◆ **The exercise**
Word for word, set down the records and skip each picture.

◆ **Working data**
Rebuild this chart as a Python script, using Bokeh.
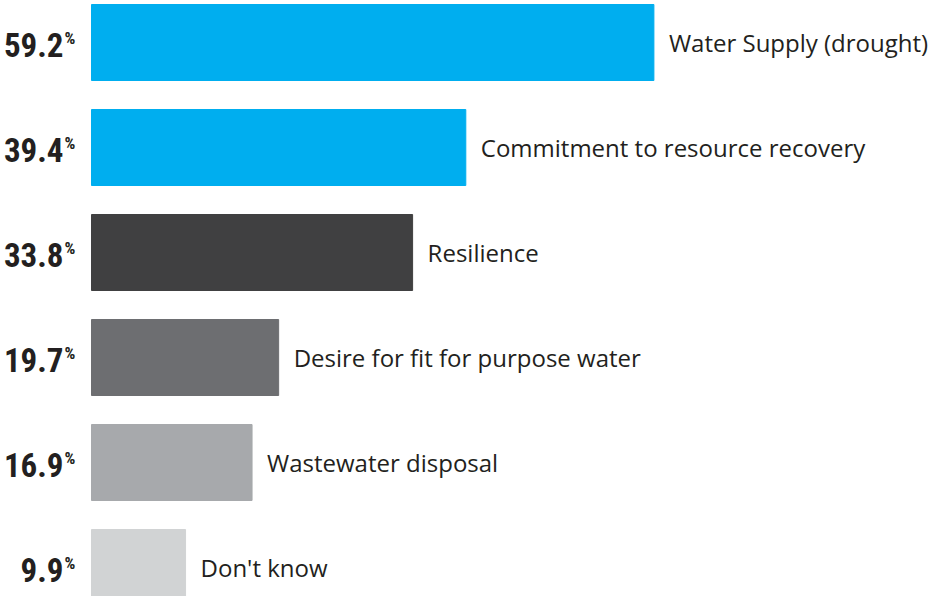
from bokeh.plotting import figure
from bokeh.models import ColumnDataSource, Range1d
from bokeh.core.properties import value
from bokeh.embed import file_html
from bokeh.resources import INLINE

categories = ["Water Supply (drought)", "Commitment to resource recovery", "Resilience",
              "Desire for fit for purpose water", "Wastewater disposal", "Don't know"]
values = [59.2, 39.4, 33.8, 19.7, 16.9, 9.9]
colors = ["#00AEEF", "#00AEEF", "#404041", "#6D6E71", "#A7A9AC", "#D1D3D4"]

W, H = 934, 596
PX_PER_UNIT_X = 9.5
PX_PER_ROW = 105.0
left_px = 91
top_px = 42

pos = list(range(len(values)))
src = ColumnDataSource(dict(
    y=pos, v=values, color=colors, cat=categories,
    num=[f"{v:.1f}" for v in values], pct=["%"] * len(values)))

p = figure(width=W, height=H, output_backend="svg", toolbar_location=None,
           x_range=Range1d(-left_px / PX_PER_UNIT_X, (W - left_px) / PX_PER_UNIT_X),
           y_range=Range1d(len(values) - 1 + (H - top_px - 5 * PX_PER_ROW) / PX_PER_ROW,
                           -top_px / PX_PER_ROW),
           min_border=0)
p.axis.visible = False
p.grid.visible = False
p.outline_line_color = None
p.background_fill_color = "white"

p.hbar(y="y", left=0, right="v", height=76 / PX_PER_ROW, color="color", source=src)

p.text(x="v", y="y", text="cat", source=src, x_offset=15,
       text_align="left", text_baseline="middle",
       text_font=value("Open Sans"), text_font_size="24px", text_color="#231F20")

num_font = value("Roboto Condensed, DejaVu Sans Condensed, sans-serif")
p.text(x=0, y="y", text="num", source=src, x_offset=-28, y_offset=2,
       text_align="right", text_baseline="middle",
       text_font=num_font, text_font_style="bold",
       text_font_size="33px", text_color="#231F20")

p.text(x=0, y="y", text="pct", source=src, x_offset=-27, y_offset=-15,
       text_align="left", text_baseline="top",
       text_font=num_font, text_font_style="bold",
       text_font_size="17px", text_color="#231F20")

open("out.html", "w").write(file_html(p, INLINE))
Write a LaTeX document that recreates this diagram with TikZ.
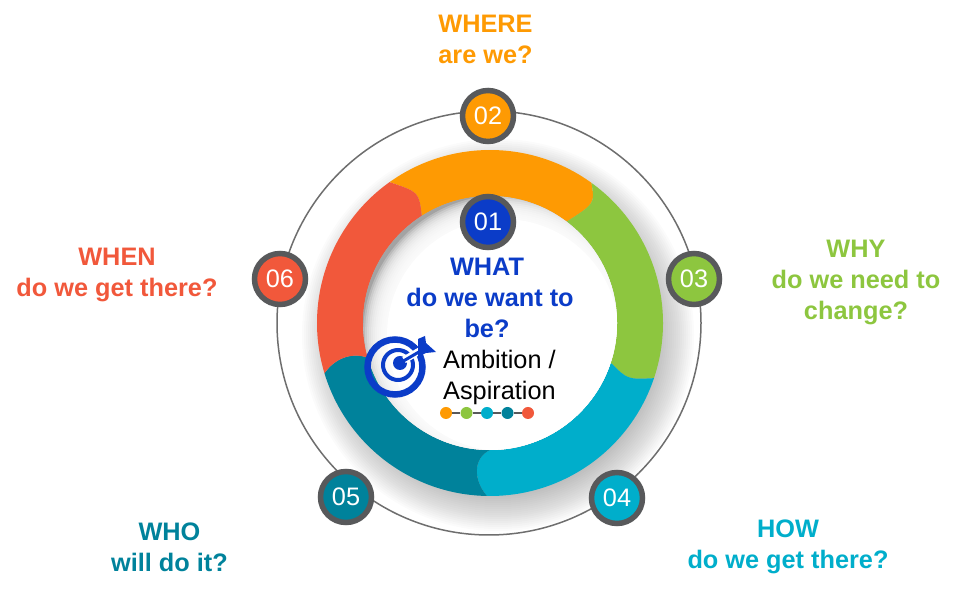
\documentclass[tikz,border=0pt]{standalone}
\usepackage{fontspec}
\setmainfont{Liberation Sans}
\definecolor{ringorange}{HTML}{FE9A03}
\definecolor{ringgreen}{HTML}{8DC63F}
\definecolor{ringblue}{HTML}{00AECB}
\definecolor{ringteal}{HTML}{00829B}
\definecolor{ringred}{HTML}{F1583B}
\definecolor{whatblue}{HTML}{0B3CC8}
\definecolor{edgegray}{HTML}{58595B}
\definecolor{orbitgray}{HTML}{6E6E6E}
\tikzset{
  badgenode/.style={
    circle, draw=edgegray, line width=5.5pt, minimum size=51pt, inner sep=0pt,
    text=white, font=\fontsize{25.3}{31}\selectfont
  },
  asknode/.style={
    align=center, inner sep=0pt,
    font=\fontsize{25.3}{31}\selectfont\bfseries
  },
  dotnode/.style={circle, minimum size=12pt, inner sep=0pt},
  chain/.style={draw=edgegray, line width=1.5pt}
}
% outer arc, rounded head, inner arc, hollow tail
\newcommand{\ringseg}[7]{
  \fill[#1] ([shift={(#2:173)}]c) arc[start angle=#2, end angle=#3, radius=173]
    .. controls (#5) .. ([shift={(#4:127)}]c)
    arc[start angle=#4, end angle=#6, radius=127]
    .. controls (#7) .. cycle;
}
\begin{document}
\begin{tikzpicture}[x=1pt,y=1pt]
  \useasboundingbox (0,0) rectangle (974,593);
  \coordinate (c) at (490,270);

  % Orbit
  \draw[orbitgray, line width=1.5pt] (489,270) circle[radius=212];

  % Soft shadow behind the ring
  \foreach \r in {150,152,...,196}
    \fill[black, opacity=0.014] (498,258) circle[radius=\r];

  % Ring
  \ringseg{ringorange}{125.5}{54.1}{52.9}{595,389.5}{122.5}{419,401}
  \ringseg{ringgreen}{54.1}{-18.6}{-18.2}{627.5,213.5}{52.9}{595,389.5}
  \ringseg{ringblue}{-18.6}{-91}{-90}{473,113) and (473,135}{-18.2}{627.5,213.5}
  \ringseg{ringteal}{-91}{-163.1}{-164.1}{335,235) and (352,241}{-90}{473,135) and (473,113}
  \ringseg{ringred}{196.9}{125.5}{122.5}{419,401}{195.9}{352,241) and (335,235}

  % Centre disc with its inner shadow
  \begin{scope}
    \clip (c) circle[radius=127];
    \fill[black!36] (c) circle[radius=127];
    \foreach \r in {140,138,...,118}
      \fill[white, opacity=0.25] (503,258) circle[radius=\r];
    \fill[white] (503,258) circle[radius=116];
  \end{scope}

  % Badges
  \node[badgenode, fill=whatblue] (n01) at (488,371) {01};
  \node[badgenode, fill=ringorange] (n02) at (488,477) {02};
  \node[badgenode, fill=ringgreen] (n03) at (694,314) {03};
  \node[badgenode, fill=ringblue] (n04) at (617,95) {04};
  \node[badgenode, fill=ringteal] (n05) at (346,96) {05};
  \node[badgenode, fill=ringred] (n06) at (280,314) {06};

  % Questions
  \node[asknode, text=ringorange] (where) at (485.5,554) {WHERE\\are we?};
  \node[asknode, text=ringgreen] (why) at (856,311) {WHY\\do we need to\\change?};
  \node[asknode, text=ringblue] (how) at (788,46.5) {HOW\\do we get there?};
  \node[asknode, text=ringteal] (who) at (169.5,46) {WHO\\will do it?};
  \node[asknode, text=ringred] (when) at (117,318) {WHEN\\do we get there?};
  \node[asknode, text=whatblue] (what) at (490,295) {\makebox[0pt]{\hspace*{-6pt}WHAT}\\do we want to\\\makebox[0pt]{\hspace*{-6pt}be?}};

  % Centre caption
  \node[align=left, inner sep=0pt, anchor=west, font=\fontsize{25.3}{31}\selectfont]
    (ambition) at (443,216) {Ambition /\\Aspiration};

  % Target
  \draw[whatblue, line width=6.5pt] (395,226) circle[radius=27.5];
  \draw[whatblue, line width=4pt] (398,228) circle[radius=15];
  \fill[whatblue] (400,230) circle[radius=7];
  \draw[white, line width=7pt] (404,233) -- (428,247);
  \draw[whatblue, line width=3pt] (400,230) -- (424,244);
  \fill[whatblue] (418,254) -- (425,257) -- (426,250) -- (436,241)
    -- (426,240) -- (418,236) -- cycle;

  % Dots
  \node[dotnode, fill=ringorange] (d1) at (446,180) {};
  \node[dotnode, fill=ringgreen] (d2) at (466.5,180) {};
  \node[dotnode, fill=ringblue] (d3) at (487,180) {};
  \node[dotnode, fill=ringteal] (d4) at (507.5,180) {};
  \node[dotnode, fill=ringred] (d5) at (528,180) {};
  \draw[chain] (d1) -- (d2);
  \draw[chain] (d2) -- (d3);
  \draw[chain] (d3) -- (d4);
  \draw[chain] (d4) -- (d5);

\end{tikzpicture}
\end{document}
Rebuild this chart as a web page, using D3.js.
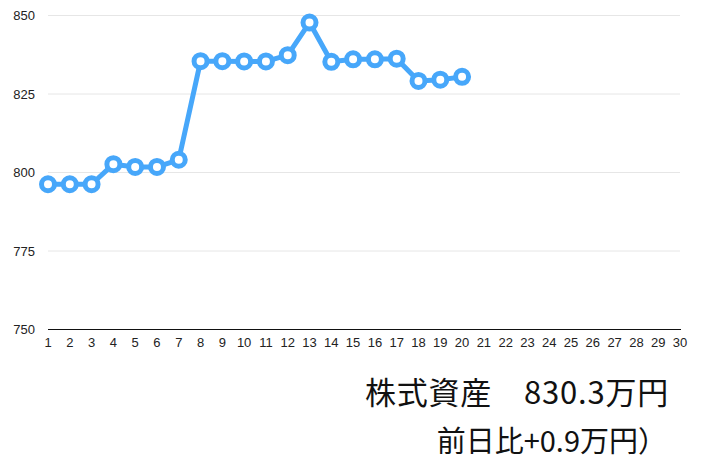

◆ **Task answer**
Rebuild this chart as a Python script, using Bokeh.
from bokeh.plotting import figure
from bokeh.models import ColumnDataSource, Range1d
from bokeh.core.properties import value
from bokeh.embed import file_html
from bokeh.resources import INLINE

categories = ["Water Supply (drought)", "Commitment to resource recovery", "Resilience",
              "Desire for fit for purpose water", "Wastewater disposal", "Don't know"]
values = [59.2, 39.4, 33.8, 19.7, 16.9, 9.9]
colors = ["#00AEEF", "#00AEEF", "#404041", "#6D6E71", "#A7A9AC", "#D1D3D4"]

W, H = 934, 596
PX_PER_UNIT_X = 9.5
PX_PER_ROW = 105.0
left_px = 91
top_px = 42

pos = list(range(len(values)))
src = ColumnDataSource(dict(
    y=pos, v=values, color=colors, cat=categories,
    num=[f"{v:.1f}" for v in values], pct=["%"] * len(values)))

p = figure(width=W, height=H, output_backend="svg", toolbar_location=None,
           x_range=Range1d(-left_px / PX_PER_UNIT_X, (W - left_px) / PX_PER_UNIT_X),
           y_range=Range1d(len(values) - 1 + (H - top_px - 5 * PX_PER_ROW) / PX_PER_ROW,
                           -top_px / PX_PER_ROW),
           min_border=0)
p.axis.visible = False
p.grid.visible = False
p.outline_line_color = None
p.background_fill_color = "white"

p.hbar(y="y", left=0, right="v", height=76 / PX_PER_ROW, color="color", source=src)

p.text(x="v", y="y", text="cat", source=src, x_offset=15,
       text_align="left", text_baseline="middle",
       text_font=value("Open Sans"), text_font_size="24px", text_color="#231F20")

num_font = value("Roboto Condensed, DejaVu Sans Condensed, sans-serif")
p.text(x=0, y="y", text="num", source=src, x_offset=-28, y_offset=2,
       text_align="right", text_baseline="middle",
       text_font=num_font, text_font_style="bold",
       text_font_size="33px", text_color="#231F20")

p.text(x=0, y="y", text="pct", source=src, x_offset=-27, y_offset=-15,
       text_align="left", text_baseline="top",
       text_font=num_font, text_font_style="bold",
       text_font_size="17px", text_color="#231F20")

open("out.html", "w").write(file_html(p, INLINE))
Write a LaTeX document that recreates this diagram with TikZ.
\documentclass[tikz,border=0pt]{standalone}
\usepackage{fontspec}
\setmainfont{Liberation Sans}
\definecolor{ringorange}{HTML}{FE9A03}
\definecolor{ringgreen}{HTML}{8DC63F}
\definecolor{ringblue}{HTML}{00AECB}
\definecolor{ringteal}{HTML}{00829B}
\definecolor{ringred}{HTML}{F1583B}
\definecolor{whatblue}{HTML}{0B3CC8}
\definecolor{edgegray}{HTML}{58595B}
\definecolor{orbitgray}{HTML}{6E6E6E}
\tikzset{
  badgenode/.style={
    circle, draw=edgegray, line width=5.5pt, minimum size=51pt, inner sep=0pt,
    text=white, font=\fontsize{25.3}{31}\selectfont
  },
  asknode/.style={
    align=center, inner sep=0pt,
    font=\fontsize{25.3}{31}\selectfont\bfseries
  },
  dotnode/.style={circle, minimum size=12pt, inner sep=0pt},
  chain/.style={draw=edgegray, line width=1.5pt}
}
% outer arc, rounded head, inner arc, hollow tail
\newcommand{\ringseg}[7]{
  \fill[#1] ([shift={(#2:173)}]c) arc[start angle=#2, end angle=#3, radius=173]
    .. controls (#5) .. ([shift={(#4:127)}]c)
    arc[start angle=#4, end angle=#6, radius=127]
    .. controls (#7) .. cycle;
}
\begin{document}
\begin{tikzpicture}[x=1pt,y=1pt]
  \useasboundingbox (0,0) rectangle (974,593);
  \coordinate (c) at (490,270);

  % Orbit
  \draw[orbitgray, line width=1.5pt] (489,270) circle[radius=212];

  % Soft shadow behind the ring
  \foreach \r in {150,152,...,196}
    \fill[black, opacity=0.014] (498,258) circle[radius=\r];

  % Ring
  \ringseg{ringorange}{125.5}{54.1}{52.9}{595,389.5}{122.5}{419,401}
  \ringseg{ringgreen}{54.1}{-18.6}{-18.2}{627.5,213.5}{52.9}{595,389.5}
  \ringseg{ringblue}{-18.6}{-91}{-90}{473,113) and (473,135}{-18.2}{627.5,213.5}
  \ringseg{ringteal}{-91}{-163.1}{-164.1}{335,235) and (352,241}{-90}{473,135) and (473,113}
  \ringseg{ringred}{196.9}{125.5}{122.5}{419,401}{195.9}{352,241) and (335,235}

  % Centre disc with its inner shadow
  \begin{scope}
    \clip (c) circle[radius=127];
    \fill[black!36] (c) circle[radius=127];
    \foreach \r in {140,138,...,118}
      \fill[white, opacity=0.25] (503,258) circle[radius=\r];
    \fill[white] (503,258) circle[radius=116];
  \end{scope}

  % Badges
  \node[badgenode, fill=whatblue] (n01) at (488,371) {01};
  \node[badgenode, fill=ringorange] (n02) at (488,477) {02};
  \node[badgenode, fill=ringgreen] (n03) at (694,314) {03};
  \node[badgenode, fill=ringblue] (n04) at (617,95) {04};
  \node[badgenode, fill=ringteal] (n05) at (346,96) {05};
  \node[badgenode, fill=ringred] (n06) at (280,314) {06};

  % Questions
  \node[asknode, text=ringorange] (where) at (485.5,554) {WHERE\\are we?};
  \node[asknode, text=ringgreen] (why) at (856,311) {WHY\\do we need to\\change?};
  \node[asknode, text=ringblue] (how) at (788,46.5) {HOW\\do we get there?};
  \node[asknode, text=ringteal] (who) at (169.5,46) {WHO\\will do it?};
  \node[asknode, text=ringred] (when) at (117,318) {WHEN\\do we get there?};
  \node[asknode, text=whatblue] (what) at (490,295) {\makebox[0pt]{\hspace*{-6pt}WHAT}\\do we want to\\\makebox[0pt]{\hspace*{-6pt}be?}};

  % Centre caption
  \node[align=left, inner sep=0pt, anchor=west, font=\fontsize{25.3}{31}\selectfont]
    (ambition) at (443,216) {Ambition /\\Aspiration};

  % Target
  \draw[whatblue, line width=6.5pt] (395,226) circle[radius=27.5];
  \draw[whatblue, line width=4pt] (398,228) circle[radius=15];
  \fill[whatblue] (400,230) circle[radius=7];
  \draw[white, line width=7pt] (404,233) -- (428,247);
  \draw[whatblue, line width=3pt] (400,230) -- (424,244);
  \fill[whatblue] (418,254) -- (425,257) -- (426,250) -- (436,241)
    -- (426,240) -- (418,236) -- cycle;

  % Dots
  \node[dotnode, fill=ringorange] (d1) at (446,180) {};
  \node[dotnode, fill=ringgreen] (d2) at (466.5,180) {};
  \node[dotnode, fill=ringblue] (d3) at (487,180) {};
  \node[dotnode, fill=ringteal] (d4) at (507.5,180) {};
  \node[dotnode, fill=ringred] (d5) at (528,180) {};
  \draw[chain] (d1) -- (d2);
  \draw[chain] (d2) -- (d3);
  \draw[chain] (d3) -- (d4);
  \draw[chain] (d4) -- (d5);

\end{tikzpicture}
\end{document}
Rebuild this chart as a web page, using D3.js.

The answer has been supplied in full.